If you believe speakers should be heard, and not seen, the Role Skiffs may well be your ideal desktop speaker. They are small enough to be locked in a desk drawer at the end of the workday, yet produce full-size sonics when coupled with a quality subwoofer. The more time I spend with the Skiffs, the less inclined I am to try bigger speakers. The Skiffs make "small is beautiful" into more than a cliché.
Gallo Adiva Ti
According to designer Anthony Gallo the Adiva's secret is its fill material, called S2, which is a patented. "Usually when you put a woofer in a very small enclosure, the resonance frequency and Q go up. The S2 flakes flatten the Q (like using a shock absorber to dampen the spring effect of the air) and since the flakes weigh more than the air they replace, along with their large surface area, they couple to the cone indirectly at low frequencies allowing a mass-loading effect to take place, thus improving the low frequency response without compromising the higher freq, because the mass-load is not coupled to the cone at higher frequencies."

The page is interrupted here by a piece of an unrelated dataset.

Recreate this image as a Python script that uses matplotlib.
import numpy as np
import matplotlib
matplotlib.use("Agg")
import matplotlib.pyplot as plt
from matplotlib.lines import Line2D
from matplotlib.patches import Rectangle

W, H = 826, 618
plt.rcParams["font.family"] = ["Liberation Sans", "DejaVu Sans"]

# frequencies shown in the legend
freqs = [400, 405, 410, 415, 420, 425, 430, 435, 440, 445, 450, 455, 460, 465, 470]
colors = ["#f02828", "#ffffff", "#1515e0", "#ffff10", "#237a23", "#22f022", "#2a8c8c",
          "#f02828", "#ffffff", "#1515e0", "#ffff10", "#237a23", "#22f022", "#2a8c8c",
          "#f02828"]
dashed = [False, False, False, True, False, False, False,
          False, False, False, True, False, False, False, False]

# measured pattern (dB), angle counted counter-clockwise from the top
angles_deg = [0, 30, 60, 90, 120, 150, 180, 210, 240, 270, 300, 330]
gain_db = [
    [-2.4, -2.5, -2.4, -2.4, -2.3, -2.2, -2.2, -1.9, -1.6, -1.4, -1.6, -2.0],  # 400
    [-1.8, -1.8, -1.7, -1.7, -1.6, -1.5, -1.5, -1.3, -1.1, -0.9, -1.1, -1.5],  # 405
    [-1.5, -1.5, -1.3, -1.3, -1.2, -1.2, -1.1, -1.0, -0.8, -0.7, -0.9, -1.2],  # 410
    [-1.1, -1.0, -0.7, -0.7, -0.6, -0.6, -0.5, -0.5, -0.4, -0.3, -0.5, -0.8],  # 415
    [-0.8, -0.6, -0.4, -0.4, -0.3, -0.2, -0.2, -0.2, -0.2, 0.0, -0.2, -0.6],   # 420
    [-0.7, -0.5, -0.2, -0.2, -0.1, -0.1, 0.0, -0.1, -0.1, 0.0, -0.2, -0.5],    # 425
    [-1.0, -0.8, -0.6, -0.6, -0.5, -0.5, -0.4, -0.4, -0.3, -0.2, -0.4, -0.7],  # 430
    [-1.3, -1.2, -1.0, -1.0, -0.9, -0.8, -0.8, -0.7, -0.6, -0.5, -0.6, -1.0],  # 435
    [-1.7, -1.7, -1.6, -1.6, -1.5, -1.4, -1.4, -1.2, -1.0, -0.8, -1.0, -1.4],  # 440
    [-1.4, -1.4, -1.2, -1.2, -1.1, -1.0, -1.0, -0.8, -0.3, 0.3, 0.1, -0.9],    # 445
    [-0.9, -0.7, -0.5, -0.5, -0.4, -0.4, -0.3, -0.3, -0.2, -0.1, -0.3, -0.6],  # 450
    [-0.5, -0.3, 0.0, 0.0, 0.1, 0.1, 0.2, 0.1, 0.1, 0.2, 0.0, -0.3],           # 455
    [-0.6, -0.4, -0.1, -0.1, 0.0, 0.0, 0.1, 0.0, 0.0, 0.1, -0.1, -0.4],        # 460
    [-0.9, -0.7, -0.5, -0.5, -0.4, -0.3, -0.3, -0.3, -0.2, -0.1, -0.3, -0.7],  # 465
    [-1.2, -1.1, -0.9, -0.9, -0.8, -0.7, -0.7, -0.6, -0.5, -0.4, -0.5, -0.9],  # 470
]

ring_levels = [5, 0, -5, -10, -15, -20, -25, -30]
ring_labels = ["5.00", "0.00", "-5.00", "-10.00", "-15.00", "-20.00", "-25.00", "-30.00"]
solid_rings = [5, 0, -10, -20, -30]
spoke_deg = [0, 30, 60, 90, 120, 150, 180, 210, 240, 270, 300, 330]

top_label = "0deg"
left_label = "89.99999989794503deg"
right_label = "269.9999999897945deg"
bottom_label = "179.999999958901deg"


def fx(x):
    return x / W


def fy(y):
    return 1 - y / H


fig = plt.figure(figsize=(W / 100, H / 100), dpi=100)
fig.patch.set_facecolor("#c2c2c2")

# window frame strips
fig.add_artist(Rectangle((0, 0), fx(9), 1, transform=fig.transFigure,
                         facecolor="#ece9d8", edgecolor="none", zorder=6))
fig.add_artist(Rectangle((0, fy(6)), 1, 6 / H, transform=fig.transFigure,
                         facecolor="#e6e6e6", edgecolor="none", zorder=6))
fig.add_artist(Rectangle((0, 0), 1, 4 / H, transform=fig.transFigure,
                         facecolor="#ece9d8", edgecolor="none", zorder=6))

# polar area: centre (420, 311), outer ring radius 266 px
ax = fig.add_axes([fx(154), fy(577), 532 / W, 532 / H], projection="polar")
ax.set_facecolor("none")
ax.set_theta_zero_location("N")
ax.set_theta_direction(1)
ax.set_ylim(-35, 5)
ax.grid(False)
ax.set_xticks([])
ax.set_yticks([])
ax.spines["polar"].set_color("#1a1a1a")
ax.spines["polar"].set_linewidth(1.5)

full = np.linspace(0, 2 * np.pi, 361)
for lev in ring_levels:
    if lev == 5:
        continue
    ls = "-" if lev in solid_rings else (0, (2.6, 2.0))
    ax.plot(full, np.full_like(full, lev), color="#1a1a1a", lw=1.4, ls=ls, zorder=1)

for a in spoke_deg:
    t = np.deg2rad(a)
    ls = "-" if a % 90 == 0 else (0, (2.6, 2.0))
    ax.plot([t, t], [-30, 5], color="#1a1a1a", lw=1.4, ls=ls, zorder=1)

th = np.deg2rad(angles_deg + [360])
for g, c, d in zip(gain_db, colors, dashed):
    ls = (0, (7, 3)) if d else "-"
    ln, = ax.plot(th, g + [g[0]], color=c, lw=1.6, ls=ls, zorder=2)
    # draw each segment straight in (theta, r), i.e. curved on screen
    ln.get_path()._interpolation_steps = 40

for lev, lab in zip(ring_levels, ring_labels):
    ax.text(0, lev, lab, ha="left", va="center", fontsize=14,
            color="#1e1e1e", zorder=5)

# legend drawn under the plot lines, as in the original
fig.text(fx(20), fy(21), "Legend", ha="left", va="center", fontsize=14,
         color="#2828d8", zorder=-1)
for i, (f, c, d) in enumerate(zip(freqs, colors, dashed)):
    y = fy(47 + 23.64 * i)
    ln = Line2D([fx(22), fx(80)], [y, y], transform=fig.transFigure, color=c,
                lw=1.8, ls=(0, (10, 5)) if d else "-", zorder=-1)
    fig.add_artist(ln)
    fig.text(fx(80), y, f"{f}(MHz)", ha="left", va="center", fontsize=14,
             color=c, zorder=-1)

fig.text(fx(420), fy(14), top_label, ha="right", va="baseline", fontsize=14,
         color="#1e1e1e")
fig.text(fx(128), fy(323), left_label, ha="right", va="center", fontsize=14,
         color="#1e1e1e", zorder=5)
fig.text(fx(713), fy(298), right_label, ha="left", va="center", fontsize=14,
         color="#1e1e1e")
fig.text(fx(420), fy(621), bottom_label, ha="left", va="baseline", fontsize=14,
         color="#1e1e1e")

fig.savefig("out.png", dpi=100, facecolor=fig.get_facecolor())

The proprietary 3" driver took quite a bit of research time to develop. Its paper dust cap is strategically attached to its cone to dampen break-up modes. It uses an "under hung" design to keep the voice coil short and light for low inductance, but the coil itself is 1" in diameter so it will have good power handling capacity. With Teflon insulated 18 AWG silver clad OFC wire that is silver soldered by hand the Adiva displays the kind of attention to detail that makes it different from any other small round desktop speaker you may have previously seen or heard. This ain't no toy.
On a desktop the Adiva's small footprint and circular size work beautifully once you solve the ergonomic puzzle of how to optimally set them up. They are completely round, after all, so they have a tendency to roll. The Adivas come with a circular rubber base that does supply some small measure of stability for desktop installation, but I found that the cardboard core of a roll of packing tape made a much better stand. With it not only were the speakers less likely to roll away, but elevating the Adivas a couple of inches off the desktop made it possible to position them more accurately. Painted black or covered with black felt the cores can look pretty sharp, for cardboard.

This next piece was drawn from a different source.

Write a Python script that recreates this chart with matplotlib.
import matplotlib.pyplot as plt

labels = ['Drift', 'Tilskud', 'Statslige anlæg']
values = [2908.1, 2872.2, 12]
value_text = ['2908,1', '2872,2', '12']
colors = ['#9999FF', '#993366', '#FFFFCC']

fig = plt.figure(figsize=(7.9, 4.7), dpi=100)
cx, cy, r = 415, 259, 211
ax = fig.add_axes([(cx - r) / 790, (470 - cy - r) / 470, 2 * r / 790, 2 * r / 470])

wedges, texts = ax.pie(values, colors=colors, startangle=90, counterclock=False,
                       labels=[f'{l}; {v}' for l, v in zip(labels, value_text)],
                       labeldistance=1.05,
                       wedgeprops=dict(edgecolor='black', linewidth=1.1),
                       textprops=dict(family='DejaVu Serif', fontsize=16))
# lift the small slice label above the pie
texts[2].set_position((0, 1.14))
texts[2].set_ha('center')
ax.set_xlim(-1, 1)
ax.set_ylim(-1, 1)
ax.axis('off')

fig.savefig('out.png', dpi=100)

So how do the Adivas sound? As if they were made for a desktop. The Adivas image just as well as the Role Skiffs, which is to say they completely disappear. They also create a large enough sweet spot that even with a lot of head bobbing it's difficult to accidentally move out of the imaging zone. Here's where they best the Skiffs, which seem to have a smaller listening window. Harmonically, these two speakers have more similarities than differences. Neither tries to supply excess lower midrange energy at the expense of overall harmonically neutrality or balance.